How do I choose between a CNC laser marking machine and a digital printer?
The question everyone asks: “Which machine is better?” The question they should ask: “What's my most frequent bottleneck?”
In my role triaging rush orders, I've seen hundreds of jobs where the bottleneck was color or variability. CNC and laser are great for repetitive, monochrome, deep marks. But the moment you need:
- Multiple colors per piece
- Variable text (e.g., different serial numbers)
- Quick changes between designs
- Short runs (under 50)
…digital printing wins. Every. Single. Time.
For example, we lost a $14,000 contract in 2023 because we tried to do 80 custom metal tags using laser engraving. Setup took 3 hours, machine time 4 hours, and then a logo color mismatch caused a rework. Total cost: $1,200. Digital would have cost $400 and taken 1 hour. That's when we implemented our “print-first” policy.
What's a realistic CNC carving machine price range (and when does it matter)?
Ballpark: entry-level desktop CNC routers run $2,000–$8,000; industrial models $15,000–$80,000. But owning a CNC means you also pay for bits ($20–$80 each, break frequently), dust collection, and operator training.
For comparison, an EFI VUTEk grand format printer costs $150,000–$500,000—but it replaces multiple CNC setups because it handles any flat rigid substrate (wood, acrylic, metal, foam) without tool changes.

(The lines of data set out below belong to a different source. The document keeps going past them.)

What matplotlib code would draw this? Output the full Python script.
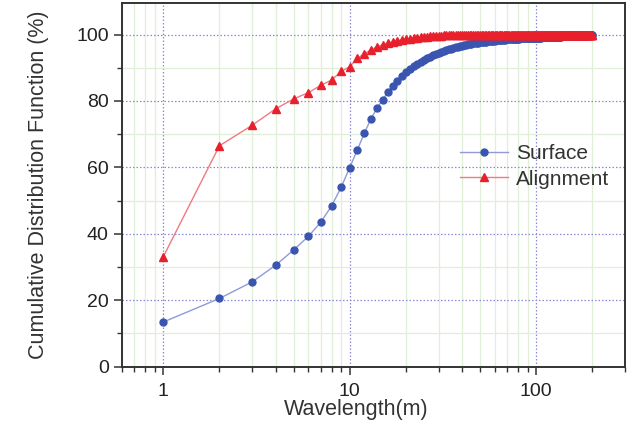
import matplotlib
matplotlib.use("Agg")
import matplotlib.pyplot as plt
from matplotlib.ticker import LogLocator, MultipleLocator, NullFormatter

plt.rcParams['font.family'] = ['Liberation Sans', 'DejaVu Sans']

wavelength = list(range(1, 201))

surface = [
    13.4, 20.5, 25.5, 30.5, 35.1, 39.2, 43.5, 48.4, 54.0, 59.9,
    65.3, 70.4, 74.6, 77.8, 80.3, 82.6, 84.6, 86.1, 87.5, 88.7,
    89.6, 90.4, 91.1, 91.8, 92.3, 92.8, 93.3, 93.7, 94.1, 94.4,
    94.7, 95.0, 95.2, 95.5, 95.7, 95.9, 96.1, 96.3, 96.5, 96.6,
    96.8, 96.9, 97.0, 97.1, 97.2, 97.3, 97.4, 97.5, 97.6, 97.7,
    97.75, 97.8, 97.85, 97.9, 97.95, 98.0, 98.05, 98.1, 98.15, 98.2,
    98.24, 98.28, 98.32, 98.36, 98.4, 98.43, 98.46, 98.49, 98.52, 98.55,
    98.58, 98.61, 98.64, 98.66, 98.68, 98.7, 98.72, 98.74, 98.76, 98.78,
    98.8, 98.82, 98.84, 98.86, 98.88, 98.9, 98.91, 98.92, 98.93, 98.94,
    98.95, 98.96, 98.97, 98.98, 98.99, 99.0, 99.01, 99.02, 99.03, 99.04,
    99.05, 99.06, 99.07, 99.08, 99.09, 99.10, 99.11, 99.12, 99.13, 99.14,
    99.15, 99.16, 99.17, 99.18, 99.19, 99.20, 99.21, 99.22, 99.23, 99.24,
    99.25, 99.26, 99.27, 99.28, 99.29, 99.30, 99.31, 99.32, 99.33, 99.34,
    99.35, 99.36, 99.37, 99.38, 99.39, 99.40, 99.41, 99.42, 99.43, 99.44,
    99.45, 99.46, 99.47, 99.48, 99.49, 99.50, 99.51, 99.52, 99.53, 99.54,
    99.55, 99.55, 99.56, 99.56, 99.57, 99.57, 99.58, 99.58, 99.59, 99.59,
    99.60, 99.60, 99.61, 99.61, 99.62, 99.62, 99.63, 99.63, 99.64, 99.64,
    99.65, 99.65, 99.66, 99.66, 99.67, 99.67, 99.68, 99.68, 99.69, 99.69,
    99.70, 99.70, 99.71, 99.71, 99.72, 99.72, 99.73, 99.73, 99.74, 99.74,
    99.75, 99.75, 99.76, 99.76, 99.77, 99.77, 99.78, 99.78, 99.79, 99.8,
]

alignment = [
    33.1, 66.5, 72.7, 77.6, 80.6, 82.5, 84.7, 86.3, 88.9, 90.3,
    92.9, 94.2, 95.4, 96.3, 96.9, 97.4, 97.8, 98.1, 98.4, 98.6,
    98.8, 98.95, 99.1, 99.2, 99.3, 99.4, 99.5, 99.55, 99.6, 99.65,
    99.7, 99.72, 99.74, 99.76, 99.78, 99.8, 99.82, 99.84, 99.85, 99.86,
    99.87, 99.87, 99.88, 99.88, 99.89, 99.89, 99.9, 99.9, 99.9, 99.9,
    99.91, 99.91, 99.91, 99.91, 99.92, 99.92, 99.92, 99.92, 99.92, 99.93,
    99.93, 99.93, 99.93, 99.93, 99.93, 99.94, 99.94, 99.94, 99.94, 99.94,
    99.94, 99.94, 99.95, 99.95, 99.95, 99.95, 99.95, 99.95, 99.95, 99.95,
    99.95, 99.96, 99.96, 99.96, 99.96, 99.96, 99.96, 99.96, 99.96, 99.96,
    99.96, 99.96, 99.97, 99.97, 99.97, 99.97, 99.97, 99.97, 99.97, 99.97,
    99.97, 99.97, 99.97, 99.97, 99.97, 99.97, 99.98, 99.98, 99.98, 99.98,
    99.98, 99.98, 99.98, 99.98, 99.98, 99.98, 99.98, 99.98, 99.98, 99.98,
    99.98, 99.98, 99.98, 99.98, 99.98, 99.98, 99.98, 99.98, 99.99, 99.99,
    99.99, 99.99, 99.99, 99.99, 99.99, 99.99, 99.99, 99.99, 99.99, 99.99,
    99.99, 99.99, 99.99, 99.99, 99.99, 99.99, 99.99, 99.99, 99.99, 99.99,
    99.99, 99.99, 99.99, 99.99, 99.99, 99.99, 99.99, 99.99, 99.99, 99.99,
    100.0, 100.0, 100.0, 100.0, 100.0, 100.0, 100.0, 100.0, 100.0, 100.0,
    100.0, 100.0, 100.0, 100.0, 100.0, 100.0, 100.0, 100.0, 100.0, 100.0,
    100.0, 100.0, 100.0, 100.0, 100.0, 100.0, 100.0, 100.0, 100.0, 100.0,
    100.0, 100.0, 100.0, 100.0, 100.0, 100.0, 100.0, 100.0, 100.0, 100.0,
]

series_labels = ["Surface", "Alignment"]
x_tick_labels = ["1", "10", "100"]
y_ticks = [0, 20, 40, 60, 80, 100]

fig = plt.figure(figsize=(6.28, 4.22), dpi=100)
ax = fig.add_axes([0.1943, 0.1315, 0.8009, 0.8614])

ax.set_xscale("log")
ax.set_xlim(0.6, 300)
ax.set_ylim(0, 109.5)

ax.set_yticks(y_ticks)
ax.yaxis.set_minor_locator(MultipleLocator(10))
ax.set_xticks([1, 10, 100])
ax.set_xticklabels(x_tick_labels)
ax.xaxis.set_minor_locator(LogLocator(base=10, subs=range(2, 10), numticks=20))
ax.xaxis.set_minor_formatter(NullFormatter())

ax.grid(which="minor", color="#e2efd8", linestyle="-", linewidth=0.9, zorder=0)
ax.grid(which="major", color="#8a8ad8", linestyle=(0, (1.2, 1.6)), linewidth=0.9, zorder=0)
ax.set_axisbelow(True)

ax.plot(wavelength, surface, color="#909ad8", linewidth=1.0, marker="o",
        markersize=5, markerfacecolor="#3a55b0", markeredgecolor="#3a55b0",
        label=series_labels[0], zorder=3)
ax.plot(wavelength, alignment, color="#f07a80", linewidth=1.0, marker="^",
        markersize=5.5, markerfacecolor="#e8202c", markeredgecolor="#e8202c",
        label=series_labels[1], zorder=4)

for s in ax.spines.values():
    s.set_color("#333333")
    s.set_linewidth(1.4)

ax.tick_params(which="major", direction="out", length=6, width=1.1, labelsize=14,
               colors="#333333", labelcolor="#222222")
ax.tick_params(which="minor", direction="out", length=3.5, width=1.0, colors="#333333")
ax.tick_params(axis="x", which="major", pad=6)

ax.set_ylabel("Cumulative Distribution Function (%)", fontsize=15.5, color="#333333")
ax.yaxis.set_label_coords(-0.145, 0.5)
ax.set_xlabel("Wavelength(m)", fontsize=15.5, color="#333333")
ax.xaxis.set_label_coords(0.465, -0.09)

leg = ax.legend(loc="center left", bbox_to_anchor=(0.672, 0.55), frameon=False,
                fontsize=15, handlelength=2.3, handletextpad=0.4, labelspacing=0.3,
                borderaxespad=0, borderpad=0)
for t in leg.get_texts():
    t.set_color("#333333")

fig.savefig("out.png", dpi=100)
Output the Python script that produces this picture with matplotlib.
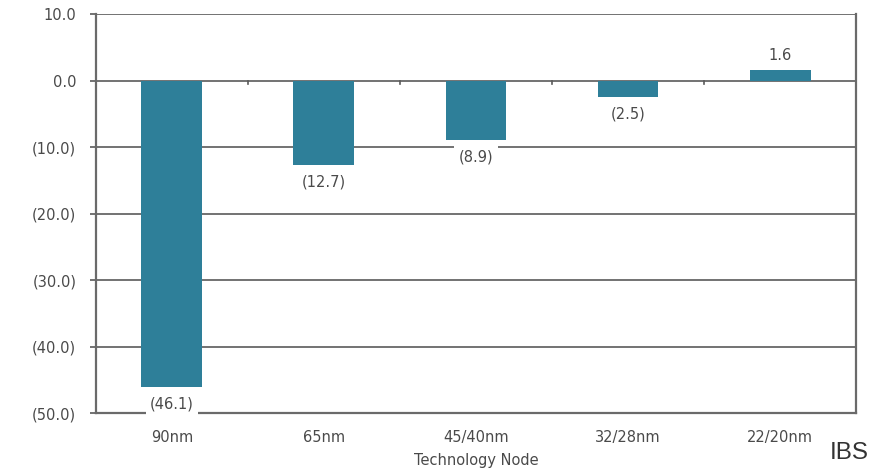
import matplotlib
matplotlib.use('Agg')
import matplotlib.pyplot as plt
import numpy as np

nodes = ['90nm', '65nm', '45/40nm', '32/28nm', '22/20nm']
values = [-46.1, -12.7, -8.9, -2.5, 1.6]
yticks = [10, 0, -10, -20, -30, -40, -50]

plt.rcParams['font.family'] = ['DejaVu Sans']

def fmt(v):
    if v < 0:
        return '(%.1f)' % abs(v)
    return '%.1f' % v

fs = 10.5
txt = '#4a4a4a'

fig = plt.figure(figsize=(8.79, 4.72), dpi=100)
ax = fig.add_axes([0.109, 0.125, 0.865, 0.845])

x = np.arange(len(nodes))
ax.bar(x, values, width=0.4, color='#2e7f99', zorder=3)

for v in yticks:
    ax.axhline(v, color='#5a5a5a', lw=1.2, zorder=1)

ax.set_xlim(-0.5, len(nodes) - 0.5)
ax.set_ylim(-50, 10)
ax.set_yticks(yticks)
ax.set_yticklabels([fmt(v) for v in yticks], fontsize=fs, color=txt)
ax.set_xticks(x)
ax.set_xticklabels(nodes, fontsize=fs, color=txt)
ax.tick_params(axis='x', length=0, pad=12)
ax.tick_params(axis='y', length=4, width=1.2, color='#5a5a5a', direction='out', pad=10)

# category boundary ticks on the zero line
for b in x[:-1] + 0.5:
    ax.plot([b, b], [0, -0.5], color='#5a5a5a', lw=1.2, zorder=2)

for s in ['left', 'bottom', 'right']:
    ax.spines[s].set_color('#6a6a6a')
    ax.spines[s].set_linewidth(1.6)
ax.spines['top'].set_visible(False)

for xi, v in zip(x, values):
    if v < 0:
        ax.text(xi, v - 1.4, fmt(v), ha='center', va='top', fontsize=fs, color=txt,
                bbox=dict(facecolor='white', edgecolor='none', pad=3), zorder=4)
    else:
        ax.text(xi, v + 1.0, fmt(v), ha='center', va='bottom', fontsize=fs, color=txt, zorder=4)

ax.set_xlabel('Technology Node', fontsize=fs, color=txt, labelpad=6)
fig.text(0.944, 0.018, 'IBS', fontsize=17.5, color='#333333', ha='left', va='bottom',
         family='Liberation Sans')

fig.savefig('out.png', dpi=100)
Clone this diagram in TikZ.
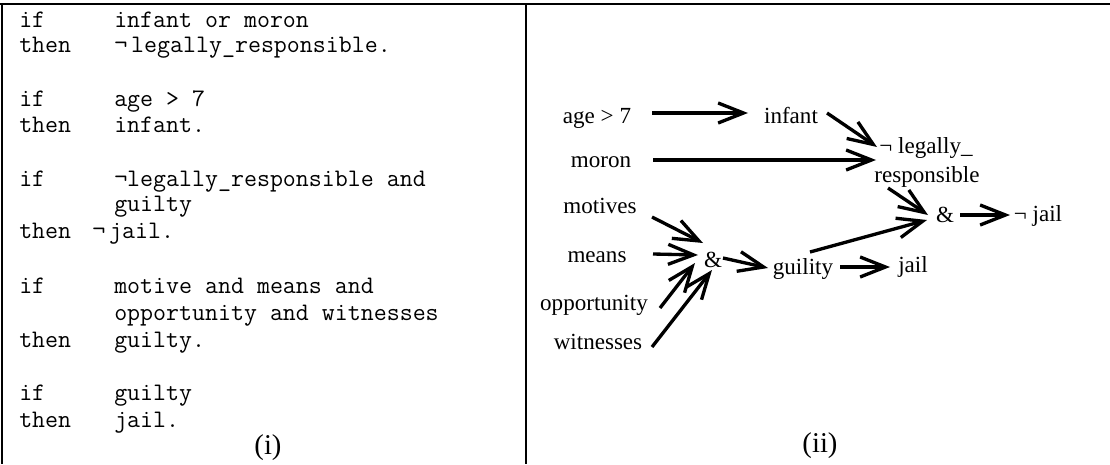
\documentclass[tikz,border=0pt]{standalone}
\usepackage{fontspec}
\setmainfont{Liberation Serif}
\usetikzlibrary{arrows.meta}
\tikzset{
  % program text of the left panel
  codeline/.style={anchor=base west, inner sep=0pt,
                   font=\ttfamily\fontsize{18.9}{20}\selectfont},
  % labels of the inference net
  fact/.style={anchor=base, inner sep=0pt, font=\fontsize{17.3}{20}\selectfont},
  % panel caption
  caption/.style={anchor=base, inner sep=0pt, font=\fontsize{21.5}{24}\selectfont},
  % frame lines
  frameline/.style={line width=1.9pt},
  % barbed arrows
  arr/.style={-{Straight Barb[length=19pt,width=15pt]}, line width=2.5pt},
}

\begin{document}
\begin{tikzpicture}[x=0.75pt,y=-0.75pt]
    \useasboundingbox (0,0) rectangle (1110,464);

    %% -- Frame ------------------------------------------------
    \draw[frameline] (0,4) -- (1110,4);
    \draw[frameline] (2,4) -- (2,464);
    \draw[frameline] (526,4) -- (526,464);

    %% -- (i) program ------------------------------------------
    \foreach \kw/\yy [count=\n] in {if/27, then/52, if/106, then/132, if/186,
                                    then/238, if/293, then/347, if/400, then/427}
      \node[codeline] (kw\n) at (19,\yy) {\kw};
    \foreach \txt/\xx/\yy [count=\n] in {
        infant or moron/114/27,
        ¬\hspace{3pt}legally\_responsible./114/52,
        age > 7/114/106,
        infant./114/132,
        ¬legally\_responsible and/114/186,
        guilty/114/211,
        ¬\hspace{3pt}jail./92/238,
        motive and means and/114/293,
        opportunity and witnesses/114/320,
        guilty./114/347,
        guilty/114/400,
        jail./114/427}
      \node[codeline] (body\n) at (\xx,\yy) {\txt};
    \node[caption] (capi) at (268,454) {(i)};

    %% -- (ii) inference net -----------------------------------
    \node[fact] (age)     at (597,123) {age > 7};
    \node[fact] (moron)   at (601,167) {moron};
    \node[fact] (motives) at (600,213) {motives};
    \node[fact] (means)   at (597,262) {means};
    \node[fact] (oppty)   at (594,310) {opportunity};
    \node[fact] (witness) at (598,349) {witnesses};

    \node[fact] (infant)  at (791,123) {infant};
    \node[fact] (legalA)  at (926,153) {¬ legally\_};
    \node[fact] (legalB)  at (927,182) {responsible};
    \node[fact] (andA)    at (945,222) {\&};
    \node[fact] (notjail) at (1038,221) {¬ jail};

    \node[fact] (andB)    at (713,267) {\&};
    \node[fact] (guilty)  at (803,274) {guility};
    \node[fact] (jail)    at (913,272) {jail};

    \node[caption] (capii) at (820,452) {(ii)};

    %% -- Arrows -----------------------------------------------
    \draw[arr] ([shift={(55,-10)}]age.base)    -- ([shift={(-43,-10)}]infant.base);
    \draw[arr] ([shift={(52,-7)}]moron.base)   -- ([shift={(-50,7)}]legalA.base);
    \draw[arr] ([shift={(36,-10)}]infant.base) -- ([shift={(-49,-6)}]legalA.base);
    \draw[arr] ([shift={(-39,6)}]legalB.base)  -- ([shift={(-17,-7)}]andA.base);
    \draw[arr] ([shift={(7,-22)}]guilty.base)  -- ([shift={(-18,-2)}]andA.base);
    \draw[arr] ([shift={(15,-7)}]andA.base)    -- ([shift={(-28,-6)}]notjail.base);
    \draw[arr] ([shift={(37,-7)}]guilty.base)  -- ([shift={(-23,-5)}]jail.base);

    \draw[arr] ([shift={(52,4)}]motives.base)  -- ([shift={(-10,-24)}]andB.base);
    \draw[arr] ([shift={(56,-8)}]means.base)   -- ([shift={(-15,-12)}]andB.base);
    \draw[arr] ([shift={(66,-2)}]oppty.base)   -- ([shift={(-18,-4)}]andB.base);
    \draw[arr] ([shift={(54,-2)}]witness.base) -- ([shift={(-1,3)}]andB.base);
    \draw[arr] ([shift={(10,-9)}]andB.base)    -- ([shift={(-35,-6)}]guilty.base);

  \end{tikzpicture}
\end{document}
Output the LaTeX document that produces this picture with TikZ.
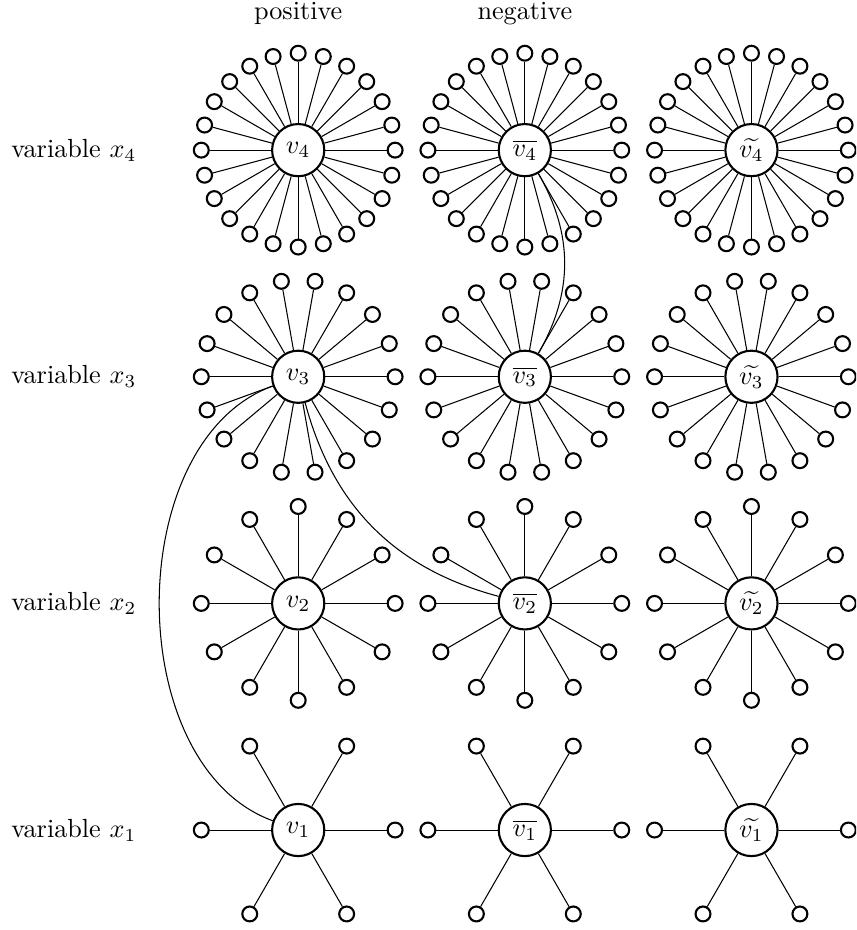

The decision isn't about price alone. It's about total cost per delivered piece. I've had clients balk at digital printing's per-piece cost until I showed them their CNC waste rate (15–20% scrap) vs. digital waste (under 3%). Suddenly the numbers shift.
Final thought: What's the one thing most buyers miss?
The difference between CNC/laser and digital printing isn't just technology—it's mindset. CNC assumes you'll produce many identical items. Digital thrives on uniqueness and speed.
If you've ever had a client call at 4 PM needing 50 custom pieces by 8 AM the next day, you know exactly what I mean. Digital printing isn't always the best tool. But when you need flexibility, color, and a ton of speed—it's your lifeline.
— Based on my experience handling 200+ rush orders per year. Data points are from our internal job tracking (2024) and industry benchmarks from Pantone and SGIA standards.